Looking at the AST of the new power_to_weight call shows what solve_dataflow has done:

lobstr::ast(!!execution_plan$power_to_weight)
#> █─power_to_weight 
#> ├─horsepower = █─horsepower 
#> │              └─mtcars_data = █─mtcars_data 
#> │                              └─cyls = cyls 
#> └─weight = █─weight 
#>            └─mtcars_data = █─mtcars_data 
#>                            └─cyls = cyls

The arguments to power_to_weight were replaced with function calls (represented by the blocks █ in the AST) of the same name since those were function names in the given environment. Similarly, horsepower and weight had their argument replaced with a function call. At the beginning of the dataflow is mtcars_data whose only argument is not named the same as a function, so it is left alone as a symbol.

At this point none of these functions have actually been executed, only the order in which they would need to be executed has been resolved in the returned environment (hence the name execution_plan). An identically named version of every function and non-function argument involved in the dataflow has been created in execution_plan, as a call or symbol object respectively.

ls(execution_plan)
#> [1] "cyls"            "horsepower"      "mtcars_data"     "power_to_weight"
#> [5] "weight"

execution_plan$power_to_weight
#> power_to_weight(horsepower = horsepower(mtcars_data = mtcars_data(cyls = cyls)), 
#>     weight = weight(mtcars_data = mtcars_data(cyls = cyls)))
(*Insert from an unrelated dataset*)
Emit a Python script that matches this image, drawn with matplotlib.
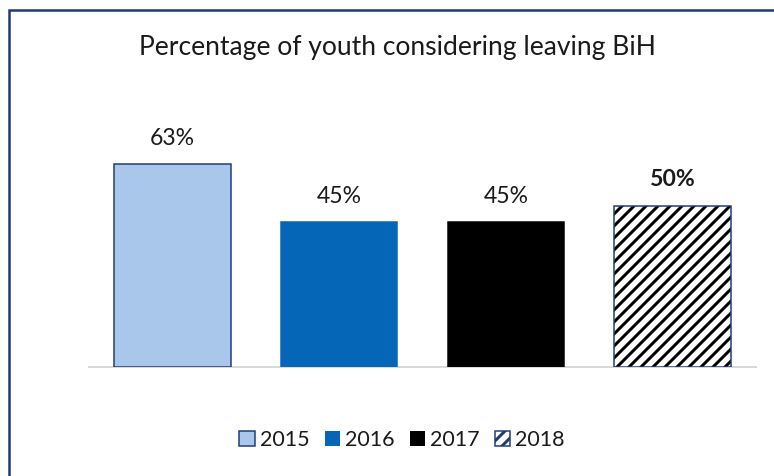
import matplotlib
matplotlib.use("Agg")
import matplotlib.pyplot as plt
from matplotlib.patches import Patch, Rectangle

# survey results
years = ["2015", "2016", "2017", "2018"]
share_leaving = [63, 45, 45, 50]
bar_colors = ["#A9C6EB", "#0566B8", "#000000", "#FFFFFF"]
edge_colors = ["#1F3C74", "#0566B8", "#000000", "#1F3C74"]

W, H, DPI = 774, 476, 72
plt.rcParams["font.family"] = ["Lato", "DejaVu Sans"]
plt.rcParams["hatch.linewidth"] = 3.0

fig = plt.figure(figsize=(W / DPI, H / DPI), dpi=DPI)
fig.patch.set_facecolor("white")

# frame around the chart (open on the right and bottom)
frame = Rectangle((9 / W, -0.1), 1.2, (H - 10) / H + 0.1, transform=fig.transFigure,
                  fill=False, edgecolor="#1F3C74", linewidth=2.5)
fig.patches.append(frame)

ax = fig.add_axes([89 / W, 109 / H, (756 - 89) / W, 258 / H])
x = list(range(len(years)))

ax.bar(x[:3], share_leaving[:3], width=0.7, color=bar_colors[:3],
       edgecolor=edge_colors[:3], linewidth=1.5, zorder=3)
# 2018 bar: black stripes, then the navy outline on top
ax.bar(x[3], share_leaving[3], width=0.7, color="white", hatch="//",
       edgecolor="black", linewidth=0, zorder=3)
ax.bar(x[3], share_leaving[3], width=0.7, fill=False,
       edgecolor=edge_colors[3], linewidth=1.5, zorder=4)

for i, v in enumerate(share_leaving):
    ax.text(x[i], v + 8, f"{v}%", ha="center", va="center", fontsize=23,
            color="#1a1a1a", fontweight="bold" if i == 3 else "normal")

ax.set_xlim(-0.5, 3.5)
ax.set_ylim(0, 80)
ax.set_xticks([])
ax.set_yticks([])
for side in ["top", "left", "right"]:
    ax.spines[side].set_visible(False)
ax.spines["bottom"].set_color("#D9D9D9")
ax.spines["bottom"].set_linewidth(2)
ax.spines["bottom"].set_zorder(2)

fig.text(397 / W, 1 - 48 / H, "Percentage of youth considering leaving BiH",
         ha="center", va="center", fontsize=26.5, color="#1a1a1a")

handles = [
    Patch(facecolor=bar_colors[0], edgecolor=edge_colors[0], linewidth=1.5),
    Patch(facecolor=bar_colors[1], edgecolor=bar_colors[1], linewidth=0),
    Patch(facecolor=bar_colors[2], edgecolor=bar_colors[2], linewidth=0),
    Patch(facecolor="white", edgecolor=edge_colors[3], linewidth=1.5, hatch="//"),
]
fig.legend(handles, years, loc="center", bbox_to_anchor=(402 / W, 1 - 440 / H),
           ncol=4, frameon=False, fontsize=21.5, handlelength=0.7, handleheight=0.7,
           handletextpad=0.25, columnspacing=0.7, labelcolor="#1a1a1a")

fig.savefig("out.png", dpi=DPI)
typeof(execution_plan$power_to_weight)
#> [1] "language"

execution_plan$horsepower
#> horsepower(mtcars_data = mtcars_data(cyls = cyls))

execution_plan$weight
#> weight(mtcars_data = mtcars_data(cyls = cyls))

execution_plan$mtcars_data
#> mtcars_data(cyls = cyls)

execution_plan$cyls
#> cyls

typeof(execution_plan$cyls)
#> [1] "symbol"

Note that these are not functions, but call (or “language”) objects (except for cyls, a symbol). The definition of these functions does not exist in the execution_plan environment so it is not of much use on its own. The second argument to solve_dataflow, envir, becomes the parent of execution_plan. To actually execute a call object in the execution_plan, we can eval it, and when R tries to eval calls for functions that don’t exist in the current environment, it will search the parent environment where it will find function definitions in this case.
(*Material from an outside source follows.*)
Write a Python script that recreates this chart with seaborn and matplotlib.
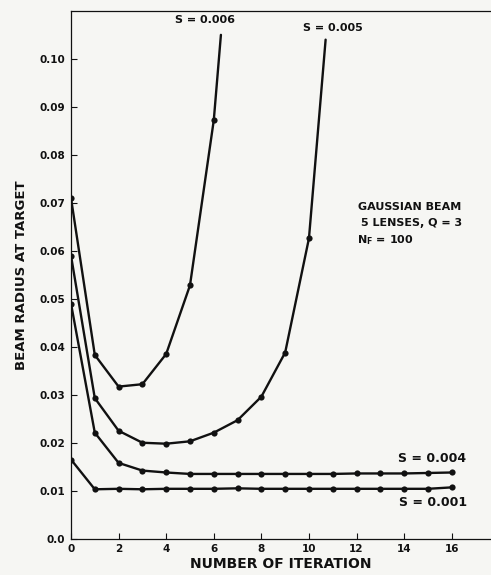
import numpy as np
import pandas as pd
import matplotlib
matplotlib.use("Agg")
import matplotlib.pyplot as plt
import seaborn as sns

# values (beam radius at target vs iteration)
iters = list(range(17))

s006_x = [0, 1, 2, 3, 4, 5, 6]
s006_y = [0.071, 0.0383, 0.0317, 0.0322, 0.0385, 0.0528, 0.0872]
s006_end = (6.3, 0.105)   # curve leaves the drawing here

s005_x = [0, 1, 2, 3, 4, 5, 6, 7, 8, 9, 10]
s005_y = [0.059, 0.0293, 0.0225, 0.0200, 0.0198, 0.0203, 0.0221, 0.0247,
          0.0296, 0.0388, 0.0626]
s005_end = (10.7, 0.104)

s004_y = [0.049, 0.0221, 0.0158, 0.0142, 0.0138, 0.0135, 0.0135, 0.0135,
          0.0135, 0.0135, 0.0135, 0.0135, 0.0136, 0.0136, 0.0136, 0.0137, 0.0138]
s001_y = [0.0165, 0.0103, 0.0104, 0.0103, 0.0104, 0.0104, 0.0104, 0.0105,
          0.0104, 0.0104, 0.0104, 0.0104, 0.0104, 0.0104, 0.0104, 0.0104, 0.0107]

x_ticks = [0, 2, 4, 6, 8, 10, 12, 14, 16]
y_ticks = [0.0, 0.01, 0.02, 0.03, 0.04, 0.05, 0.06, 0.07, 0.08, 0.09, 0.10]
y_tick_labels = ["0.0", "0.01", "0.02", "0.03", "0.04", "0.05",
                 "0.06", "0.07", "0.08", "0.09", "0.10"]

sns.set_style("ticks")
plt.rcParams["font.family"] = ["DejaVu Sans"]
bg = "#f6f6f3"
ink = "#111111"

fig = plt.figure(figsize=(4.91, 5.75), dpi=100, facecolor=bg)
ax = fig.add_axes([0.1446, 0.0631, 0.8554, 0.918])
ax.set_facecolor(bg)

line_kw = dict(color=ink, linewidth=1.7, legend=False, ax=ax)
mark_kw = dict(color=ink, s=20, linewidth=0, legend=False, ax=ax, zorder=3)

# curves that run off the top: line through markers plus the end point
for xs, ys, end in [(s006_x, s006_y, s006_end), (s005_x, s005_y, s005_end)]:
    df = pd.DataFrame({"x": xs + [end[0]], "y": ys + [end[1]]})
    sns.lineplot(data=df, x="x", y="y", sort=False, **line_kw)
    sns.scatterplot(x=xs, y=ys, **mark_kw)

for ys in [s004_y, s001_y]:
    df = pd.DataFrame({"x": iters, "y": ys})
    sns.lineplot(data=df, x="x", y="y", **line_kw)
    sns.scatterplot(data=df, x="x", y="y", **mark_kw)

ax.set_xlim(0, 17.65)
ax.set_ylim(0, 0.11)
ax.set_xticks(x_ticks)
ax.set_yticks(y_ticks)
ax.set_yticklabels(y_tick_labels)
ax.tick_params(direction="in", length=4, width=0.8, colors=ink,
               labelsize=7.5, pad=4)
for lab in ax.get_xticklabels() + ax.get_yticklabels():
    lab.set_fontweight("semibold")
for sp in ["left", "bottom", "top"]:
    ax.spines[sp].set_linewidth(0.9)
    ax.spines[sp].set_color(ink)
ax.spines["right"].set_visible(False)

ax.set_xlabel("NUMBER OF ITERATION", fontsize=10, fontweight="bold",
              color=ink, labelpad=2)
ax.set_ylabel("BEAM RADIUS AT TARGET", fontsize=9.5, fontweight="bold",
              color=ink, labelpad=8)

txt = dict(fontsize=8, fontweight="bold", color=ink)
ax.text(5.63, 0.108, "S = 0.006", ha="center", va="center", **txt)
ax.text(11.0, 0.1064, "S = 0.005", ha="center", va="center", **txt)
ax.text(13.74, 0.0168, "S = 0.004", ha="left", va="center", fontsize=9,
        fontweight="semibold", color=ink)
ax.text(13.8, 0.0076, "S = 0.001", ha="left", va="center", fontsize=9,
        fontweight="semibold", color=ink)
ax.text(12.06, 0.0691, "GAUSSIAN BEAM", ha="left", va="center", **txt)
ax.text(12.2, 0.0657, "5 LENSES, Q = 3", ha="left", va="center",
        fontsize=8, fontweight="semibold", color=ink)
ax.text(12.0, 0.0622, "N$_\\mathbf{F}$ = 100", ha="left", va="center",
        fontsize=8, fontweight="semibold", color=ink)

fig.savefig("out.png", dpi=100, facecolor=bg)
We would also still need to provide a definition for data that isn’t a function call, like cyls here. This is easy enough, as variable bindings may be passed in a list to eval.
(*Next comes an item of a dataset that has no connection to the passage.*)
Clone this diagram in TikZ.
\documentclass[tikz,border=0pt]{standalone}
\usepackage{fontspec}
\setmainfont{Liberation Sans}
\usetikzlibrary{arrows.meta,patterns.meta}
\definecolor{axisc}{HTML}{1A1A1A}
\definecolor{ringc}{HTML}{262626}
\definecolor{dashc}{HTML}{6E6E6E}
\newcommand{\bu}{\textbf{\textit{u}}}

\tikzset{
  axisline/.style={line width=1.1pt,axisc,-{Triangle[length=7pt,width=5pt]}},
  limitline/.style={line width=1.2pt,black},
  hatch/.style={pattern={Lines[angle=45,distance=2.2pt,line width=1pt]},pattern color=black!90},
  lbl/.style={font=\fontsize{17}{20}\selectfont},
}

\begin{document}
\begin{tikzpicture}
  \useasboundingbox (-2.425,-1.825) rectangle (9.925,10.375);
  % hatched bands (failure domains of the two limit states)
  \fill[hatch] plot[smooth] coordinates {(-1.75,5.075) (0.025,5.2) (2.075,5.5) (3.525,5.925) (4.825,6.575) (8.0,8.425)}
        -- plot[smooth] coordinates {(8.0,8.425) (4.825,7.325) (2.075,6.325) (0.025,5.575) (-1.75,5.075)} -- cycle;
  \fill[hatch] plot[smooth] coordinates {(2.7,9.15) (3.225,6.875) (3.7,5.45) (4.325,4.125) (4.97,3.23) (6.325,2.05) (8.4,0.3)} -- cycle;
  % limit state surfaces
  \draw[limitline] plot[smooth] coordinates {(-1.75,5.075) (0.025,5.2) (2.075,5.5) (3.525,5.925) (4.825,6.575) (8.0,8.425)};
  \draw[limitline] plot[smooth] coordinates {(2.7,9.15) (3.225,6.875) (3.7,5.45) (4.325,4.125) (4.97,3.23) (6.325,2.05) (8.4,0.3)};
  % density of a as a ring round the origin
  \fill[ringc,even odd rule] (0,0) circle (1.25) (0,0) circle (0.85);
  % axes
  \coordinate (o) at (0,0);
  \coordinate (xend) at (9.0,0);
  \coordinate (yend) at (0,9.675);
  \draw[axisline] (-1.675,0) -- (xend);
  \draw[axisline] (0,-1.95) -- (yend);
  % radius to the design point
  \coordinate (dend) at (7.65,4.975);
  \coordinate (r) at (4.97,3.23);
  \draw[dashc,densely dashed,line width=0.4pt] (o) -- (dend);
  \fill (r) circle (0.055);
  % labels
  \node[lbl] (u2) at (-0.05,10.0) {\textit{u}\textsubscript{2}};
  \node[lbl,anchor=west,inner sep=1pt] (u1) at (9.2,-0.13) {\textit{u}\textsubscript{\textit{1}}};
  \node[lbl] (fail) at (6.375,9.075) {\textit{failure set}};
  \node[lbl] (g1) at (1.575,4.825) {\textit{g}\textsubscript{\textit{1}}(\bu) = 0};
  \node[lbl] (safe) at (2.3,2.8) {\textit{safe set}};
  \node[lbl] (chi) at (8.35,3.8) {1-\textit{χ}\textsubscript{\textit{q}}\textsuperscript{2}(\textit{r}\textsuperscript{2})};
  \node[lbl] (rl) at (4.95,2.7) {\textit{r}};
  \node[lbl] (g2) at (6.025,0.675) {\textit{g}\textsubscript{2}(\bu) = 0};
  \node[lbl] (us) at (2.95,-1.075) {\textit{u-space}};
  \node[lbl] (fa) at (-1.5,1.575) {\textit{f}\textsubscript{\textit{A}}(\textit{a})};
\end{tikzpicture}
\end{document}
eval(execution_plan$power_to_weight, list(cyls = 4))
#>  [1] 40.08621 19.43574 30.15873 30.00000 32.19814 35.42234 39.35091 34.10853
#>  [9] 42.52336 74.68605 39.20863

To check ourselves:

mtcars[mtcars$cyl == 4, ]$hp / mtcars[mtcars$cyl == 4, ]$wt
#>  [1] 40.08621 19.43574 30.15873 30.00000 32.19814 35.42234 39.35091 34.10853
#>  [9] 42.52336 74.68605 39.20863

Repeated Function Calls

You may have noticed that in the dataflow for power_to_weight, mtcars_data executes more than once. This doesn’t matter much if functions return results quickly, as they did in the simple example. However, if a function is doing something time-consuming (e.g. a heavy calculation or database query) this may lead to poor performance.

# with fast return
bench::bench_time(eval(execution_plan$power_to_weight, list(cyls = 4)))
#> process    real 
#>   107µs   106µs

# redefine mtcars_data to take a noticeable amount of time
mtcars_data <- function(cyls) {
  Sys.sleep(1)
  mtcars[mtcars$cyl %in% cyls, ]
}

bench::bench_time(eval(execution_plan$power_to_weight, list(cyls = 4)))
#> process    real 
#>   706µs   1.97s

Given that the execution_plan only knows how to call functions and not their definitions, we can treat this as an orthogonal problem to the dataflow. For example, function results may be cached in execution_plan’s parent such that any function calls only happen once for a given set of arguments.

mtcars_data <- memoise::memoise(mtcars_data)

bench::bench_time(eval(execution_plan$power_to_weight, list(cyls = 4)))
#> process    real 
#> 78.58ms   1.06s

Now the total dataflow takes roughly half as much time as before since mtcars_data only gets called once instead of twice.